▶ _Exercise description_: Provide an exact transcription of all the records.

»»

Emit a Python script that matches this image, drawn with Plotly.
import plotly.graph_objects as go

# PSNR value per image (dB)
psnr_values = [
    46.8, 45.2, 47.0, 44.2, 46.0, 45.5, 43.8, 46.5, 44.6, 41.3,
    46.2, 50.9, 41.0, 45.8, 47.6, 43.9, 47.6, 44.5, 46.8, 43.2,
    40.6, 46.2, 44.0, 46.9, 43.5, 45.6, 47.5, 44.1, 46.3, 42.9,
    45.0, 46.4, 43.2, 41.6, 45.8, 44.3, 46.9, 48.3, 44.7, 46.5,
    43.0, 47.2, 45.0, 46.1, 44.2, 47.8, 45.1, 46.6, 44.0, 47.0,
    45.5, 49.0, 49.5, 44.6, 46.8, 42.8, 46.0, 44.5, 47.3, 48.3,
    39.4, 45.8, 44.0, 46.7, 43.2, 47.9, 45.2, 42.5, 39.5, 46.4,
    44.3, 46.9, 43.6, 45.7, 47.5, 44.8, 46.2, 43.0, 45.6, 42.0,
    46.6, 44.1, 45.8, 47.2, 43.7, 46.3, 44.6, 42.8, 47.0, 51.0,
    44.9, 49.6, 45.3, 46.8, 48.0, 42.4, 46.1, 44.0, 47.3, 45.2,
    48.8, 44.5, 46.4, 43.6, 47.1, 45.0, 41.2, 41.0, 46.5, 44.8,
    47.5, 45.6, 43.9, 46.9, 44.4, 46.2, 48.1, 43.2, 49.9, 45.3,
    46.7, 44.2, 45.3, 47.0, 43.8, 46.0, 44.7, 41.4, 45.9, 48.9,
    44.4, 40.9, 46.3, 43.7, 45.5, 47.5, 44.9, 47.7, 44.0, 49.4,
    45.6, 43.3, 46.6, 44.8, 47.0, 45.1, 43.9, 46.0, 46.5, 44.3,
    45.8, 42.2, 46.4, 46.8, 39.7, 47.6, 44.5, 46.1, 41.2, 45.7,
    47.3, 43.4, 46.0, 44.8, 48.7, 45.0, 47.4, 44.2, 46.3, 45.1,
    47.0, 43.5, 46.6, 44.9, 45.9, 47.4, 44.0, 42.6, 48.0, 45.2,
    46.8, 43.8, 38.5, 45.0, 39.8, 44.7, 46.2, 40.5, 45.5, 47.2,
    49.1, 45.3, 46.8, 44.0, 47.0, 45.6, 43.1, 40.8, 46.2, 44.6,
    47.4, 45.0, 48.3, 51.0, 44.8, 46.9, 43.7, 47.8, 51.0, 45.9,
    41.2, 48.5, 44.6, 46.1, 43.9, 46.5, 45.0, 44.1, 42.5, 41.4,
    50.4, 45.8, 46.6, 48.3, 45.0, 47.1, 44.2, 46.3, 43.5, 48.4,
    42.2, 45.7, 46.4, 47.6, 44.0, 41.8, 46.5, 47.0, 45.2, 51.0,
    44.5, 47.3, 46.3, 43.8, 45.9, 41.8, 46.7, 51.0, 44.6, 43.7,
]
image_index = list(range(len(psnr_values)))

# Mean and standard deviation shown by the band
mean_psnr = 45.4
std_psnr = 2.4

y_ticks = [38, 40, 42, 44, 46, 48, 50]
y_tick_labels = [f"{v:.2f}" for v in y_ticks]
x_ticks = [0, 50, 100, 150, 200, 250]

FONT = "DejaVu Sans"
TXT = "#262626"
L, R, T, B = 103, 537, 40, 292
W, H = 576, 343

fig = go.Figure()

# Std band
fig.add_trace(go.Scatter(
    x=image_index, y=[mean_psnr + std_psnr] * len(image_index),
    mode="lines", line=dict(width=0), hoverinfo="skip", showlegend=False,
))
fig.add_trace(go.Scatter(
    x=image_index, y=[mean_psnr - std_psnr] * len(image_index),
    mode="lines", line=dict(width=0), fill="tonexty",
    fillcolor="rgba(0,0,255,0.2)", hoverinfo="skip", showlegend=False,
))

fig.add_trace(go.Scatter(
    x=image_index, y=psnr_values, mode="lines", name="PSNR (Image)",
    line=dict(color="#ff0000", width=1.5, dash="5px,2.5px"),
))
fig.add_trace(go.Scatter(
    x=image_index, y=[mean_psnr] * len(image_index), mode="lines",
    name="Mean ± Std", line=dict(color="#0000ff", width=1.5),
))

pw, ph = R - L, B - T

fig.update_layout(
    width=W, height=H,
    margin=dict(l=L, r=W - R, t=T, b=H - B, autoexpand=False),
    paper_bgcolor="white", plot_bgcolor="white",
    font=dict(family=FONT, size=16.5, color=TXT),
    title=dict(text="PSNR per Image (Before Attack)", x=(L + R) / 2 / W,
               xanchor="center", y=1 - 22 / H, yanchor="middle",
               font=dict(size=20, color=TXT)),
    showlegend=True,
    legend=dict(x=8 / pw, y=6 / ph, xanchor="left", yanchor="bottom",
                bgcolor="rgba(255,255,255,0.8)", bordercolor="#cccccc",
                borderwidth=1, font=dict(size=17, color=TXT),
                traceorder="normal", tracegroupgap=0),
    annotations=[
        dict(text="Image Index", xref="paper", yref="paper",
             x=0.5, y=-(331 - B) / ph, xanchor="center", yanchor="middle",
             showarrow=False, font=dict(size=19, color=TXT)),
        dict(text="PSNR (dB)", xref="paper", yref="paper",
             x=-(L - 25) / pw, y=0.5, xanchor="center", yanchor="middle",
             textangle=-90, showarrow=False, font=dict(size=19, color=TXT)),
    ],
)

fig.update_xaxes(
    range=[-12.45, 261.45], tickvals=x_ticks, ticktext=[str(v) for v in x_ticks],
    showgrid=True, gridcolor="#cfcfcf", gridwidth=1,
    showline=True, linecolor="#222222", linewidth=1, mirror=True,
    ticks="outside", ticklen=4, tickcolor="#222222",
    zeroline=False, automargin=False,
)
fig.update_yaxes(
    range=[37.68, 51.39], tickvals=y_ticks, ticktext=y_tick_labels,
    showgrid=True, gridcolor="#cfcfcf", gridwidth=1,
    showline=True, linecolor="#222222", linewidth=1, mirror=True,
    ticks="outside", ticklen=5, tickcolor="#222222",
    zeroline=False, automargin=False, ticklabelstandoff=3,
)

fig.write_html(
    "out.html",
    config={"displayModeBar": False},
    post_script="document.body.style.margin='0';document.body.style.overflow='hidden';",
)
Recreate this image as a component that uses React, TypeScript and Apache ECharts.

««

▶ _Completed task_:
Emit a Python script that matches this image, drawn with Plotly.
import plotly.graph_objects as go

# PSNR value per image (dB)
psnr_values = [
    46.8, 45.2, 47.0, 44.2, 46.0, 45.5, 43.8, 46.5, 44.6, 41.3,
    46.2, 50.9, 41.0, 45.8, 47.6, 43.9, 47.6, 44.5, 46.8, 43.2,
    40.6, 46.2, 44.0, 46.9, 43.5, 45.6, 47.5, 44.1, 46.3, 42.9,
    45.0, 46.4, 43.2, 41.6, 45.8, 44.3, 46.9, 48.3, 44.7, 46.5,
    43.0, 47.2, 45.0, 46.1, 44.2, 47.8, 45.1, 46.6, 44.0, 47.0,
    45.5, 49.0, 49.5, 44.6, 46.8, 42.8, 46.0, 44.5, 47.3, 48.3,
    39.4, 45.8, 44.0, 46.7, 43.2, 47.9, 45.2, 42.5, 39.5, 46.4,
    44.3, 46.9, 43.6, 45.7, 47.5, 44.8, 46.2, 43.0, 45.6, 42.0,
    46.6, 44.1, 45.8, 47.2, 43.7, 46.3, 44.6, 42.8, 47.0, 51.0,
    44.9, 49.6, 45.3, 46.8, 48.0, 42.4, 46.1, 44.0, 47.3, 45.2,
    48.8, 44.5, 46.4, 43.6, 47.1, 45.0, 41.2, 41.0, 46.5, 44.8,
    47.5, 45.6, 43.9, 46.9, 44.4, 46.2, 48.1, 43.2, 49.9, 45.3,
    46.7, 44.2, 45.3, 47.0, 43.8, 46.0, 44.7, 41.4, 45.9, 48.9,
    44.4, 40.9, 46.3, 43.7, 45.5, 47.5, 44.9, 47.7, 44.0, 49.4,
    45.6, 43.3, 46.6, 44.8, 47.0, 45.1, 43.9, 46.0, 46.5, 44.3,
    45.8, 42.2, 46.4, 46.8, 39.7, 47.6, 44.5, 46.1, 41.2, 45.7,
    47.3, 43.4, 46.0, 44.8, 48.7, 45.0, 47.4, 44.2, 46.3, 45.1,
    47.0, 43.5, 46.6, 44.9, 45.9, 47.4, 44.0, 42.6, 48.0, 45.2,
    46.8, 43.8, 38.5, 45.0, 39.8, 44.7, 46.2, 40.5, 45.5, 47.2,
    49.1, 45.3, 46.8, 44.0, 47.0, 45.6, 43.1, 40.8, 46.2, 44.6,
    47.4, 45.0, 48.3, 51.0, 44.8, 46.9, 43.7, 47.8, 51.0, 45.9,
    41.2, 48.5, 44.6, 46.1, 43.9, 46.5, 45.0, 44.1, 42.5, 41.4,
    50.4, 45.8, 46.6, 48.3, 45.0, 47.1, 44.2, 46.3, 43.5, 48.4,
    42.2, 45.7, 46.4, 47.6, 44.0, 41.8, 46.5, 47.0, 45.2, 51.0,
    44.5, 47.3, 46.3, 43.8, 45.9, 41.8, 46.7, 51.0, 44.6, 43.7,
]
image_index = list(range(len(psnr_values)))

# Mean and standard deviation shown by the band
mean_psnr = 45.4
std_psnr = 2.4

y_ticks = [38, 40, 42, 44, 46, 48, 50]
y_tick_labels = [f"{v:.2f}" for v in y_ticks]
x_ticks = [0, 50, 100, 150, 200, 250]

FONT = "DejaVu Sans"
TXT = "#262626"
L, R, T, B = 103, 537, 40, 292
W, H = 576, 343

fig = go.Figure()

# Std band
fig.add_trace(go.Scatter(
    x=image_index, y=[mean_psnr + std_psnr] * len(image_index),
    mode="lines", line=dict(width=0), hoverinfo="skip", showlegend=False,
))
fig.add_trace(go.Scatter(
    x=image_index, y=[mean_psnr - std_psnr] * len(image_index),
    mode="lines", line=dict(width=0), fill="tonexty",
    fillcolor="rgba(0,0,255,0.2)", hoverinfo="skip", showlegend=False,
))

fig.add_trace(go.Scatter(
    x=image_index, y=psnr_values, mode="lines", name="PSNR (Image)",
    line=dict(color="#ff0000", width=1.5, dash="5px,2.5px"),
))
fig.add_trace(go.Scatter(
    x=image_index, y=[mean_psnr] * len(image_index), mode="lines",
    name="Mean ± Std", line=dict(color="#0000ff", width=1.5),
))

pw, ph = R - L, B - T

fig.update_layout(
    width=W, height=H,
    margin=dict(l=L, r=W - R, t=T, b=H - B, autoexpand=False),
    paper_bgcolor="white", plot_bgcolor="white",
    font=dict(family=FONT, size=16.5, color=TXT),
    title=dict(text="PSNR per Image (Before Attack)", x=(L + R) / 2 / W,
               xanchor="center", y=1 - 22 / H, yanchor="middle",
               font=dict(size=20, color=TXT)),
    showlegend=True,
    legend=dict(x=8 / pw, y=6 / ph, xanchor="left", yanchor="bottom",
                bgcolor="rgba(255,255,255,0.8)", bordercolor="#cccccc",
                borderwidth=1, font=dict(size=17, color=TXT),
                traceorder="normal", tracegroupgap=0),
    annotations=[
        dict(text="Image Index", xref="paper", yref="paper",
             x=0.5, y=-(331 - B) / ph, xanchor="center", yanchor="middle",
             showarrow=False, font=dict(size=19, color=TXT)),
        dict(text="PSNR (dB)", xref="paper", yref="paper",
             x=-(L - 25) / pw, y=0.5, xanchor="center", yanchor="middle",
             textangle=-90, showarrow=False, font=dict(size=19, color=TXT)),
    ],
)

fig.update_xaxes(
    range=[-12.45, 261.45], tickvals=x_ticks, ticktext=[str(v) for v in x_ticks],
    showgrid=True, gridcolor="#cfcfcf", gridwidth=1,
    showline=True, linecolor="#222222", linewidth=1, mirror=True,
    ticks="outside", ticklen=4, tickcolor="#222222",
    zeroline=False, automargin=False,
)
fig.update_yaxes(
    range=[37.68, 51.39], tickvals=y_ticks, ticktext=y_tick_labels,
    showgrid=True, gridcolor="#cfcfcf", gridwidth=1,
    showline=True, linecolor="#222222", linewidth=1, mirror=True,
    ticks="outside", ticklen=5, tickcolor="#222222",
    zeroline=False, automargin=False, ticklabelstandoff=3,
)

fig.write_html(
    "out.html",
    config={"displayModeBar": False},
    post_script="document.body.style.margin='0';document.body.style.overflow='hidden';",
)
Recreate this image as a component that uses React, TypeScript and Apache ECharts.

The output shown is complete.